## Your task
Output exactly the lines from the line containing "Convert this chart to matplotlib code." through the line containing "from matplotlib.patches import", inclusive, and omit any pictures.

## Record excerpts

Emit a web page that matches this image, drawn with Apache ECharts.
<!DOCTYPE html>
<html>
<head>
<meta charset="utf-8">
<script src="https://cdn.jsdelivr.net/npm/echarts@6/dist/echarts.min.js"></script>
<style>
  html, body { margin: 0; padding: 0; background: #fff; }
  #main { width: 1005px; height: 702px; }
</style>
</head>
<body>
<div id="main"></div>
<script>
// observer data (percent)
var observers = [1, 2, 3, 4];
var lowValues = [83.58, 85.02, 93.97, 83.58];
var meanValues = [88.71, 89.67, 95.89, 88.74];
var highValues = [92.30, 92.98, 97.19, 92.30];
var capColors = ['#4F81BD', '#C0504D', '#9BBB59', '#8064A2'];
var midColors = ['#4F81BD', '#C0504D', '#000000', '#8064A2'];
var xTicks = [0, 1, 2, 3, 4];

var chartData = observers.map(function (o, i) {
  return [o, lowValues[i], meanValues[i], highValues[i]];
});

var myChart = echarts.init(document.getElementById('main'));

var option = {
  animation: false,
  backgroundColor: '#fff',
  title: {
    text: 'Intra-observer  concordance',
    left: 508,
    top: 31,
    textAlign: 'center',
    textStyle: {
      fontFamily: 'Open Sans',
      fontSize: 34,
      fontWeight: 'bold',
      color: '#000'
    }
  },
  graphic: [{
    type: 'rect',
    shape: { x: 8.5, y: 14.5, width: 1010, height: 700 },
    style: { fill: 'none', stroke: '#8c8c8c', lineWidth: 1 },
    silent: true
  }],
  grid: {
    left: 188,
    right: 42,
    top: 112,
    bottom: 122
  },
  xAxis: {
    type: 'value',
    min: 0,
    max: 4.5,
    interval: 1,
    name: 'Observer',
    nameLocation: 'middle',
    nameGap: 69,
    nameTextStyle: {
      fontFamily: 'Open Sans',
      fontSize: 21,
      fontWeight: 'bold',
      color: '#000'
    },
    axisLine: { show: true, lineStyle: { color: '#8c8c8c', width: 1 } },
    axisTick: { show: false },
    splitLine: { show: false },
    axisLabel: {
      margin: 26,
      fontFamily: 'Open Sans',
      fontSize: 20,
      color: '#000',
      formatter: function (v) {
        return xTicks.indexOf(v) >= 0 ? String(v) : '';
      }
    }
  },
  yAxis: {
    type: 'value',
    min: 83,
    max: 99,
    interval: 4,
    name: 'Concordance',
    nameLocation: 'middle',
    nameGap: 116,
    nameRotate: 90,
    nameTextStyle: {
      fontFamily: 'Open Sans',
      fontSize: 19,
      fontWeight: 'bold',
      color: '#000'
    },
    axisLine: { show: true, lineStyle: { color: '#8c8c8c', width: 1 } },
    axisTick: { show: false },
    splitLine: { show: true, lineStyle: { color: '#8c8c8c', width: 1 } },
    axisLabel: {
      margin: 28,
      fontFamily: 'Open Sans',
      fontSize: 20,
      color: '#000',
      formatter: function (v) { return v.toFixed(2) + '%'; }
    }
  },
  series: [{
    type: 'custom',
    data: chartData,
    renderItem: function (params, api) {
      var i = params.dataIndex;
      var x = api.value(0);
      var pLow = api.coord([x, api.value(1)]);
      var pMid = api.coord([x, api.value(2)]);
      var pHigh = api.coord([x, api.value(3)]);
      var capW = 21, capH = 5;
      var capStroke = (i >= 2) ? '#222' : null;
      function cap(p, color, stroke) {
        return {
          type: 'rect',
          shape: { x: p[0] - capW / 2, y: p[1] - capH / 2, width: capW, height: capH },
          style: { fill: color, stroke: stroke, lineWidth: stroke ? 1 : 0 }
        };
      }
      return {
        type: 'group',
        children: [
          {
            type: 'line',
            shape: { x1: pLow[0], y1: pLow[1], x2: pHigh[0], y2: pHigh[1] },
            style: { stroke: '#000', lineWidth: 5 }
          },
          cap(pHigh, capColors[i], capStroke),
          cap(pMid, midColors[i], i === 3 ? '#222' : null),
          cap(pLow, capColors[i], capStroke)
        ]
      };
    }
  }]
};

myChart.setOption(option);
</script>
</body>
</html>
==
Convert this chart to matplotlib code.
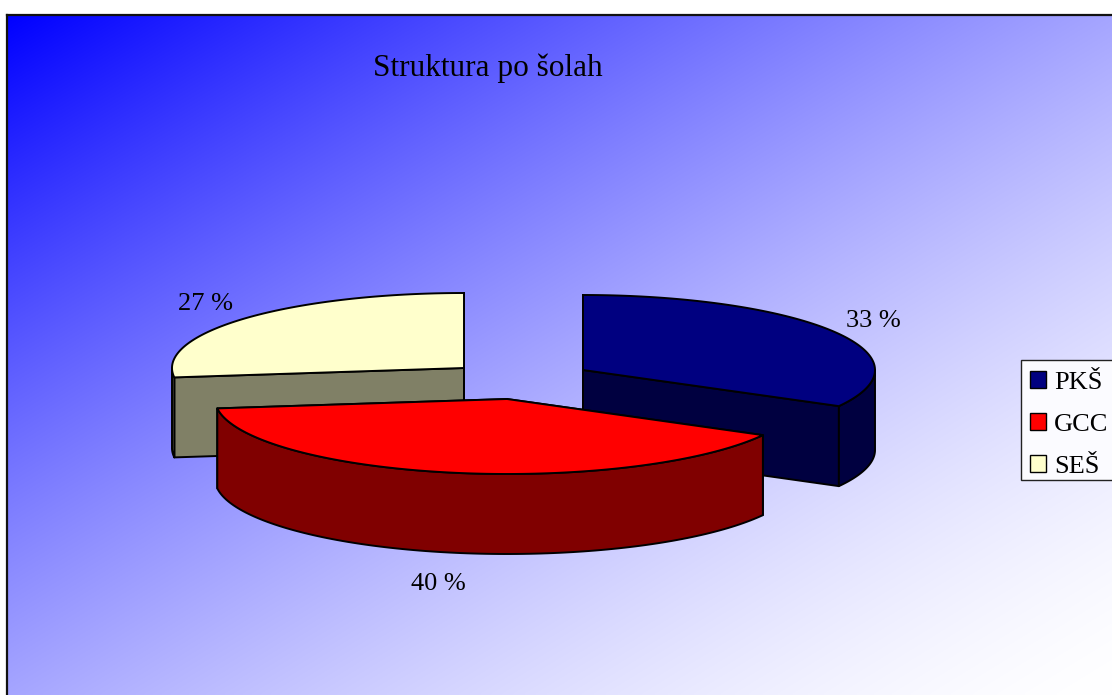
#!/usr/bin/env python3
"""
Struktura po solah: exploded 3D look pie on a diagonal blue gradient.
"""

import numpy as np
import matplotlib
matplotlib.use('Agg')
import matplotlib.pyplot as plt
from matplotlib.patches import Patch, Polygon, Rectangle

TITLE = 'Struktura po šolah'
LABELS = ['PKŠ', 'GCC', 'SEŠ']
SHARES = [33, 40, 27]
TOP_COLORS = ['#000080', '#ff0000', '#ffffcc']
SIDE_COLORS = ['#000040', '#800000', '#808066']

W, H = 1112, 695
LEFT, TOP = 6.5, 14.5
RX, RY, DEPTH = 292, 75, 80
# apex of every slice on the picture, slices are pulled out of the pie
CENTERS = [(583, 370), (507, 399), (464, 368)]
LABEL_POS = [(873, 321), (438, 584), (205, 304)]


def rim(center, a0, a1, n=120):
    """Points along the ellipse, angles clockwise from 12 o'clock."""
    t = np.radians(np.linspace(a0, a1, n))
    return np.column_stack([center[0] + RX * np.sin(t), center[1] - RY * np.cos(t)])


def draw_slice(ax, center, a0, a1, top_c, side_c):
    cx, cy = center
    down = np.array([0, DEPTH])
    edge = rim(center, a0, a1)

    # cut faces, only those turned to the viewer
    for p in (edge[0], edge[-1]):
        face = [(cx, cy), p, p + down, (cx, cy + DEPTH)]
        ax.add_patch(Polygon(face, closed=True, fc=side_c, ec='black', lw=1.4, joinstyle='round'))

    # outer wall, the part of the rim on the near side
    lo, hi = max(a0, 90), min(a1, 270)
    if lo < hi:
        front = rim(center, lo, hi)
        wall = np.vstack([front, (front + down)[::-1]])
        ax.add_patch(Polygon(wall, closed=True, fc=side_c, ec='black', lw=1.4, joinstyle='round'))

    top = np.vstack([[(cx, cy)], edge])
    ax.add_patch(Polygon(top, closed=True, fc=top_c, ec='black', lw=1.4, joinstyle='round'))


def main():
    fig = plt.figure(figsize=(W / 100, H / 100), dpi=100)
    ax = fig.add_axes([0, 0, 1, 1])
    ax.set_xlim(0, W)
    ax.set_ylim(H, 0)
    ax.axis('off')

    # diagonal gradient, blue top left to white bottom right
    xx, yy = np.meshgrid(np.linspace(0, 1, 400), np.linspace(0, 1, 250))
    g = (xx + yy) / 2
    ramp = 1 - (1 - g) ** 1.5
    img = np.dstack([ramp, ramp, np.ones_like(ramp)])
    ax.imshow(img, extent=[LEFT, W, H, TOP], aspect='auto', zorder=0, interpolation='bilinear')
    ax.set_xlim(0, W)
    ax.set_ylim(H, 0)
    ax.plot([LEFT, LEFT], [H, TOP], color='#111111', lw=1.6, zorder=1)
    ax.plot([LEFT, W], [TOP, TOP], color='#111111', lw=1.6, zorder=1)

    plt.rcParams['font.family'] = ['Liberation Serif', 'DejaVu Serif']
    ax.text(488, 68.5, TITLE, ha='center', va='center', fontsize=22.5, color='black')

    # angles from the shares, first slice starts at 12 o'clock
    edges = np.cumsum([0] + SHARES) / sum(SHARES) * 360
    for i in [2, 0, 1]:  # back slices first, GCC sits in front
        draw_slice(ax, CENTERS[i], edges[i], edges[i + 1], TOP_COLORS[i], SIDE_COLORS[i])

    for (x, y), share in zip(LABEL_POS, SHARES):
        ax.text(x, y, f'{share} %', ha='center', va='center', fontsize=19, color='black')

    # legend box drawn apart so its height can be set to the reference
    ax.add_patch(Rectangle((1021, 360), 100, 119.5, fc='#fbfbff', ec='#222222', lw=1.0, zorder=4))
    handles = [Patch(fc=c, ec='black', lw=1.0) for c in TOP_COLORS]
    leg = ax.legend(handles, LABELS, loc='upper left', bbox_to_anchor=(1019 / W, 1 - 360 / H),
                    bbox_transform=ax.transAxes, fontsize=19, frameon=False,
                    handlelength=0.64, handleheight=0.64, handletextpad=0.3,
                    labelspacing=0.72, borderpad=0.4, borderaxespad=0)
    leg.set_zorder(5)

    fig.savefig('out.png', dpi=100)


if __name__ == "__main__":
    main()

## Finished exercise
Convert this chart to matplotlib code.
#!/usr/bin/env python3
"""
Struktura po solah: exploded 3D look pie on a diagonal blue gradient.
"""

import numpy as np
import matplotlib
matplotlib.use('Agg')
import matplotlib.pyplot as plt
from matplotlib.patches import Patch, Polygon, Rectangle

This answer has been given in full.